Na Província, a profunda crise política acabou deflagrando a Revolução Federalista (1893-1895), uma tentativa de derrubada, pelas armas, dos pica-paus de Júlio de Castilhos, no poder,  pelos maragatos de Gaspar Silveira Martins.
Em 1893, o contrato com a "societé" foi rescindido, e as obras da barra voltaram para a administração direta. Com recursos escassos, tanto no governo federal quanto no estadual, pouco foi feito até a virada do século.
O presidente Rodrigues Alves, em 1904, iniciou um programa de obras públicas para o reerguimento do país, com investimentos em portos e ferrovias. Desta vez os positivistas gaúchos, agora liderados por Borges de Medeiros (Júlio de Castilhos havia morrido em 1903) estavam afinados com o governo federal: o país precisava do carvão das jazidas da região de São Jerônimo, a 60 quilômetros de Porto Alegre, para mover as suas locomotivas, e de um porto para levá-lo até Santos e Rio de Janeiro. Enquanto isso, os dirigentes do estado sonhavam com o ideal castilhista de um sistema de hidrovias e ferrovias eficiente para o transporte de mercadorias das regiões produtoras até Porto Alegre e dali a Pelotas e Rio Grande, para finalmente acabar com o isolamento comercial da Província.
A vontade política do governo Rodrigues Alves abriu caminho para empreendores norteamericanos, entre eles Elmer Corthell, especialista em obras hidráulicas, responsável pela fixação da barra do rio Mississipi. Corthell, representado no Brasil por Ramiro Barcellos,  repassou a concessão ao compatriota Percival Farquhar, misto de empresário e aventureiro, responsável pela construção da polêmica ferrovia Madeira-Mamoré, em Rondônia.
Autorizada a funcionar em 1907, a Port of Rio Grande do Sul, de Farquhar, não conseguiu, no entanto, recursos para bancar a obra junto a investidores norte-americanos, como previa.

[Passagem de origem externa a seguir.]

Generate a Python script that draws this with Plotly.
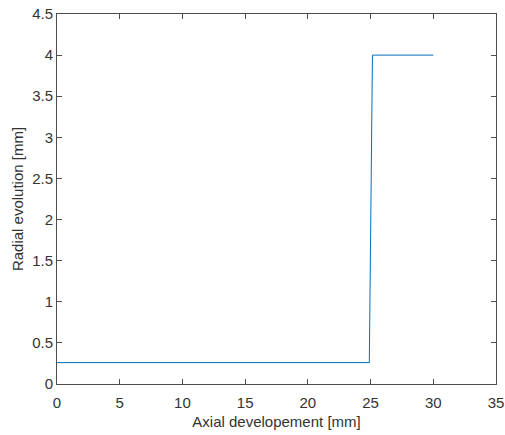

Teve que recorrer a banqueiros franceses, que para assumirem os custos, exigiram uma mudança no contrato: em vez de receberem o equivalente aos juros de 6% ao ano em títulos da dívida pública, passariam a receber em ouro.
Aceita a exigência, a Compagnie Française du Port de Rio Grande do Sul iniciou as obras de abertura da barra e construção do porto . Os molhes foram concluídos em 1915, com quatro quilômetros de extensão e calado de seis metros.
Mas este ainda não foi o capítulo final: em 1919 o governo do Estado, presidido por Borges de Medeiros, decidiu encampar a barra e o porto, pois as altas tarifas cobradas para remunerar o capital empregado pela Compagnie Française tornavam caríssimo o uso do porto gaúcho.  Mas o custo da encampação  foi tão alto que o Estado mergulhou na maior crise financeira de sua história e causou a derrocada do castilhismo.




Esta história fascinante é contada com riqueza de detalhes e farta documentação no livro "A Abertura da Barra do Rio Grande", de Miguel Frederico do Espírito Santo, publicado em 1982.
Procurador de Justiça aposentado, penitenciarista renomado e presidente do Instituto Histórico e Geográfico do Rio Grande do Sul,  o autor fez um  trabalho de pesquisa profundo que resultou numa obra rara, premiada no Concurso Regional de História promovido pelo BRDE. O livro de 70 páginas pode ser comprado pela internet em sites de vendas.